▸ SHORT PROBLEM: Return the listing below exactly, with the pictures dropped.

▸ MATERIAL PROVIDED:
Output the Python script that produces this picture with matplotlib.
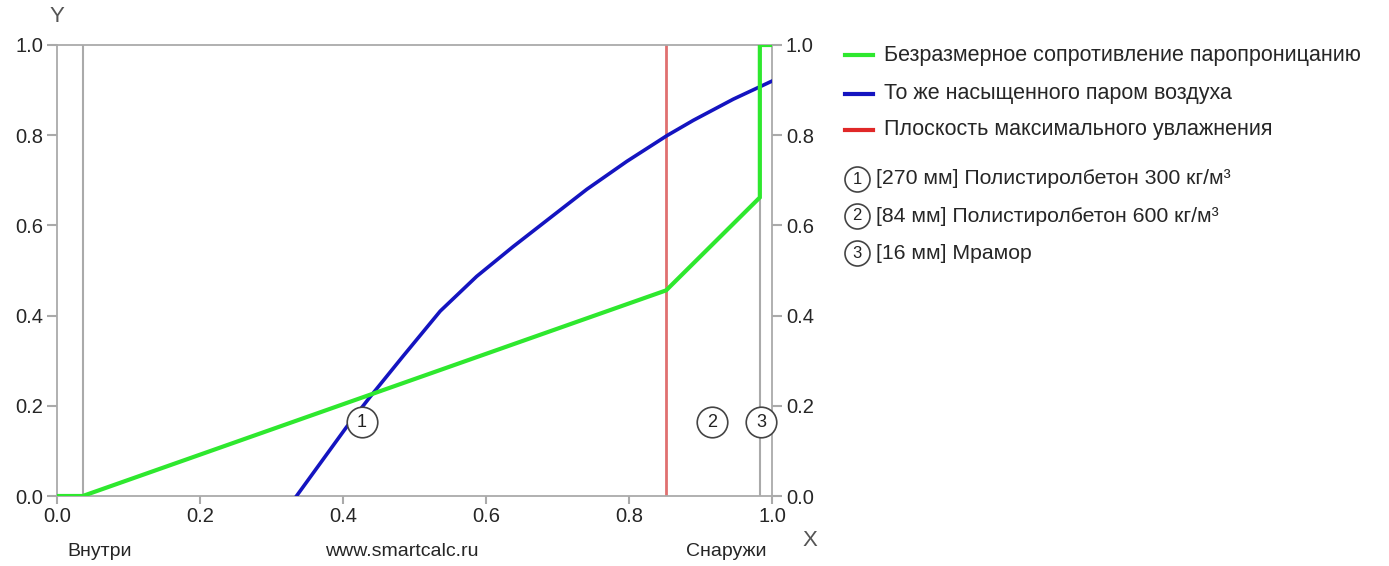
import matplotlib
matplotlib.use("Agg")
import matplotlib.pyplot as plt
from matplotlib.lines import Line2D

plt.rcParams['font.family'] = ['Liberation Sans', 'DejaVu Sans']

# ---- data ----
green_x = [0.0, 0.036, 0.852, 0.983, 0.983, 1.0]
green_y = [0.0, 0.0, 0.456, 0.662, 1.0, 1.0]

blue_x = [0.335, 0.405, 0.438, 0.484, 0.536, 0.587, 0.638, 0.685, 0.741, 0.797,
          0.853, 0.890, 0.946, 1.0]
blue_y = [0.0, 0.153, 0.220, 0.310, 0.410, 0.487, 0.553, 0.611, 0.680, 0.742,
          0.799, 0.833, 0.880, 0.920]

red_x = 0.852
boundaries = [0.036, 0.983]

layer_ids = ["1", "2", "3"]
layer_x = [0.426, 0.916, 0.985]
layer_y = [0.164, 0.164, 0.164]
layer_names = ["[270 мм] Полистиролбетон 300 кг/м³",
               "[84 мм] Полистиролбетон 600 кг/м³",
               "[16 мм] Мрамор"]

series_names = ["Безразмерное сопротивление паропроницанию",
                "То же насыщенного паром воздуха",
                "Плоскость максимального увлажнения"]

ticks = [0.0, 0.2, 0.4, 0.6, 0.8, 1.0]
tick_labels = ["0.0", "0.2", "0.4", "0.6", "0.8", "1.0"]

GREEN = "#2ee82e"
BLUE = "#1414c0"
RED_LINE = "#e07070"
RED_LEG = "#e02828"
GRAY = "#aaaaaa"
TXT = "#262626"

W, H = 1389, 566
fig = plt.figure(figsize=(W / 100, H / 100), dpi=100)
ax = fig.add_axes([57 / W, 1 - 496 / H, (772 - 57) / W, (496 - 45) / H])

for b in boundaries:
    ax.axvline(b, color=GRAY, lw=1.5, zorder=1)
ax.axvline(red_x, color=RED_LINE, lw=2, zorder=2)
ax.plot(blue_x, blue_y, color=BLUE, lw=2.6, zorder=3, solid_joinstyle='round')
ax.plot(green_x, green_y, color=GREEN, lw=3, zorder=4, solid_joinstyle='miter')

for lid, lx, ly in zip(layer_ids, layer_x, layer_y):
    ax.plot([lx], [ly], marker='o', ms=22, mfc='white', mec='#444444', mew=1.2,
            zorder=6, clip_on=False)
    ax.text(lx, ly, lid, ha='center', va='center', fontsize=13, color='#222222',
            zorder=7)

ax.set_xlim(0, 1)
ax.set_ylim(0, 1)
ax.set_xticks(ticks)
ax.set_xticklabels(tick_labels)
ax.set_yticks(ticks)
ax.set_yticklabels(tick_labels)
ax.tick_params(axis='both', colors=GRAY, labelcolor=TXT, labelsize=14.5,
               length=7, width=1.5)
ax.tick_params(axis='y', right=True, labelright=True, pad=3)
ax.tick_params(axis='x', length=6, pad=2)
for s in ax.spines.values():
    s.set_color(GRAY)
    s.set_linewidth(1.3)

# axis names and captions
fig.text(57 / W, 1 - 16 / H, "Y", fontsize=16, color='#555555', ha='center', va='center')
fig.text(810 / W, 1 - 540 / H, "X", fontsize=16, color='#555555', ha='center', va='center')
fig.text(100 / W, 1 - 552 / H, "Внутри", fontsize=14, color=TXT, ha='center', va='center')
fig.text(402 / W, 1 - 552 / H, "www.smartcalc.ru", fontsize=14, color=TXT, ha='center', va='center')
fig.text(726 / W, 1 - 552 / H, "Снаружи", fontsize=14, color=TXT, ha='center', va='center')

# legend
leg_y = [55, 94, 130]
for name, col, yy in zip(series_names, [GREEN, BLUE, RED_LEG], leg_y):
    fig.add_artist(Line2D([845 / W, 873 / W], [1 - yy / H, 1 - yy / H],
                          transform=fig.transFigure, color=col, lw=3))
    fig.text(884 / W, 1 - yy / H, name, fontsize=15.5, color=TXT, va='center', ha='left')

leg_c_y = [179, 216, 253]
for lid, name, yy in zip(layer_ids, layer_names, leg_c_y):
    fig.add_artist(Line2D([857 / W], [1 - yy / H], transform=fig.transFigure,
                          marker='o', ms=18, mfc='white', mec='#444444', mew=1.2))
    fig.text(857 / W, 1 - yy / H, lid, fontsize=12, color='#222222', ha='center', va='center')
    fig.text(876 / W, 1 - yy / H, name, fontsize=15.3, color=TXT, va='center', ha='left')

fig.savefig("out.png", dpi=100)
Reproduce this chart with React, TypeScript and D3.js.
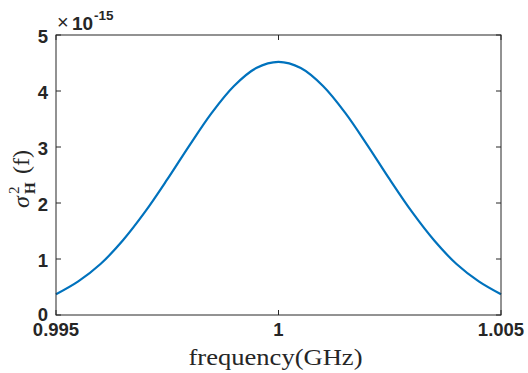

▸ FULL ANSWER:
Output the Python script that produces this picture with matplotlib.
import matplotlib
matplotlib.use("Agg")
import matplotlib.pyplot as plt
from matplotlib.lines import Line2D

plt.rcParams['font.family'] = ['Liberation Sans', 'DejaVu Sans']

# ---- data ----
green_x = [0.0, 0.036, 0.852, 0.983, 0.983, 1.0]
green_y = [0.0, 0.0, 0.456, 0.662, 1.0, 1.0]

blue_x = [0.335, 0.405, 0.438, 0.484, 0.536, 0.587, 0.638, 0.685, 0.741, 0.797,
          0.853, 0.890, 0.946, 1.0]
blue_y = [0.0, 0.153, 0.220, 0.310, 0.410, 0.487, 0.553, 0.611, 0.680, 0.742,
          0.799, 0.833, 0.880, 0.920]

red_x = 0.852
boundaries = [0.036, 0.983]

layer_ids = ["1", "2", "3"]
layer_x = [0.426, 0.916, 0.985]
layer_y = [0.164, 0.164, 0.164]
layer_names = ["[270 мм] Полистиролбетон 300 кг/м³",
               "[84 мм] Полистиролбетон 600 кг/м³",
               "[16 мм] Мрамор"]

series_names = ["Безразмерное сопротивление паропроницанию",
                "То же насыщенного паром воздуха",
                "Плоскость максимального увлажнения"]

ticks = [0.0, 0.2, 0.4, 0.6, 0.8, 1.0]
tick_labels = ["0.0", "0.2", "0.4", "0.6", "0.8", "1.0"]

GREEN = "#2ee82e"
BLUE = "#1414c0"
RED_LINE = "#e07070"
RED_LEG = "#e02828"
GRAY = "#aaaaaa"
TXT = "#262626"

W, H = 1389, 566
fig = plt.figure(figsize=(W / 100, H / 100), dpi=100)
ax = fig.add_axes([57 / W, 1 - 496 / H, (772 - 57) / W, (496 - 45) / H])

for b in boundaries:
    ax.axvline(b, color=GRAY, lw=1.5, zorder=1)
ax.axvline(red_x, color=RED_LINE, lw=2, zorder=2)
ax.plot(blue_x, blue_y, color=BLUE, lw=2.6, zorder=3, solid_joinstyle='round')
ax.plot(green_x, green_y, color=GREEN, lw=3, zorder=4, solid_joinstyle='miter')

for lid, lx, ly in zip(layer_ids, layer_x, layer_y):
    ax.plot([lx], [ly], marker='o', ms=22, mfc='white', mec='#444444', mew=1.2,
            zorder=6, clip_on=False)
    ax.text(lx, ly, lid, ha='center', va='center', fontsize=13, color='#222222',
            zorder=7)

ax.set_xlim(0, 1)
ax.set_ylim(0, 1)
ax.set_xticks(ticks)
ax.set_xticklabels(tick_labels)
ax.set_yticks(ticks)
ax.set_yticklabels(tick_labels)
ax.tick_params(axis='both', colors=GRAY, labelcolor=TXT, labelsize=14.5,
               length=7, width=1.5)
ax.tick_params(axis='y', right=True, labelright=True, pad=3)
ax.tick_params(axis='x', length=6, pad=2)
for s in ax.spines.values():
    s.set_color(GRAY)
    s.set_linewidth(1.3)

# axis names and captions
fig.text(57 / W, 1 - 16 / H, "Y", fontsize=16, color='#555555', ha='center', va='center')
fig.text(810 / W, 1 - 540 / H, "X", fontsize=16, color='#555555', ha='center', va='center')
fig.text(100 / W, 1 - 552 / H, "Внутри", fontsize=14, color=TXT, ha='center', va='center')
fig.text(402 / W, 1 - 552 / H, "www.smartcalc.ru", fontsize=14, color=TXT, ha='center', va='center')
fig.text(726 / W, 1 - 552 / H, "Снаружи", fontsize=14, color=TXT, ha='center', va='center')

# legend
leg_y = [55, 94, 130]
for name, col, yy in zip(series_names, [GREEN, BLUE, RED_LEG], leg_y):
    fig.add_artist(Line2D([845 / W, 873 / W], [1 - yy / H, 1 - yy / H],
                          transform=fig.transFigure, color=col, lw=3))
    fig.text(884 / W, 1 - yy / H, name, fontsize=15.5, color=TXT, va='center', ha='left')

leg_c_y = [179, 216, 253]
for lid, name, yy in zip(layer_ids, layer_names, leg_c_y):
    fig.add_artist(Line2D([857 / W], [1 - yy / H], transform=fig.transFigure,
                          marker='o', ms=18, mfc='white', mec='#444444', mew=1.2))
    fig.text(857 / W, 1 - yy / H, lid, fontsize=12, color='#222222', ha='center', va='center')
    fig.text(876 / W, 1 - yy / H, name, fontsize=15.3, color=TXT, va='center', ha='left')

fig.savefig("out.png", dpi=100)
Reproduce this chart with React, TypeScript and D3.js.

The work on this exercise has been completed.